2002 Denver Annual Meeting (October 27-30, 2002)

Paper No. 3
Presentation Time: 1:30 PM-5:30 PM

INTERESTING OCURRENCES OF BRECCIA NEAR WEBSTER PASS, COLORADO


MILLAN, Cristina, Department of Geology, Ohio State Univ, Columbus, OH 43210, PRIDE, Douglas, Dept. of Geological Sciences, The Ohio State Univ, 125 South Oval Mall, Columbus, OH 43210-1398 and ROBINSON, Charles, Mineral Systems Inc, Golden, CO 80401, millan.2@osu.edu

The Alligator Breccia lies within a one square mile area of felsic intrusion and hydrothermal activity that crops out on the southwest slope of Red Cone peak in northern Park County, Colorado.

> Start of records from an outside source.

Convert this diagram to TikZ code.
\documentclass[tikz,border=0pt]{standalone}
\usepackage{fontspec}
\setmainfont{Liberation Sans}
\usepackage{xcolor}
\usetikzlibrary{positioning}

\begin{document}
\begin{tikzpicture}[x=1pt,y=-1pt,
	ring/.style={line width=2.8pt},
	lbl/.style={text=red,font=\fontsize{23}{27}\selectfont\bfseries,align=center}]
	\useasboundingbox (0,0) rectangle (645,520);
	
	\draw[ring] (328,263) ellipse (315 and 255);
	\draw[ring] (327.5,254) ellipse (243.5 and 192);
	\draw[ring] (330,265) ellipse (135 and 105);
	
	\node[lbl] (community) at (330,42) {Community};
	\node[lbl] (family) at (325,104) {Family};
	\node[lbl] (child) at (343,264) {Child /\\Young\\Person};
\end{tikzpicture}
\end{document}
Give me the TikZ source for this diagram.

From a distance, the breccia looks like a typical pipe of milled rock fragments that is stained by iron oxides and stands out in relief from the surrounding slope. Close-up, however, the body consists of small (1 inch to 2 feet thick) veins of comminuted Precambrian rock that anastomose through Precambrian quartzite and sillimanite gneiss. The fragments are angular and range from sub-microscopic to more than an inch in diameter. The vein brecciation is concentrated in a 100' x 300' (30 x 90 m) body, but it also occurs in smaller, less well-defined bodies across a half-mile region that may mark the geometry of underlying source intrusion(s). An outcrop of fresh "Lincoln-type" porphyry 3000 feet NW of the Alligator Breccia yielded a K-Ar date of 40 m.y. Within the region of brecciation, Precambrian rocks and porphyry have been pervasively pyritized, argillized, silicified, and sericitized, and four samples of oxidized breccia average more than 30 ppb Au; 0.2 ppm Ag; 25 ppm Pb, Zn, As, and Mo; 125 ppm Cu; and 650 ppm F plus 10% Fe and 1% S.

The widespread distribution and reticulate character of the breccia bodies may mean that they are the distal phase of brecciation at depth. Exposures lie between 11,400 and 12,100 feet elevation, and mountain peaks in the vicinity range from 12,500 to 13,200 feet above sea level. If the latter are remnants of the Oligocene erosion surface that was forming at this time in central Colorado, it could mean that the breccia intruded to within perhaps 1000 feet of the paleo-surface.

The presence of breccias and felsic porphyry, together with widespread trace element anomalies within altered rocks provide enticing clues to mineralization in the Webster Pass region.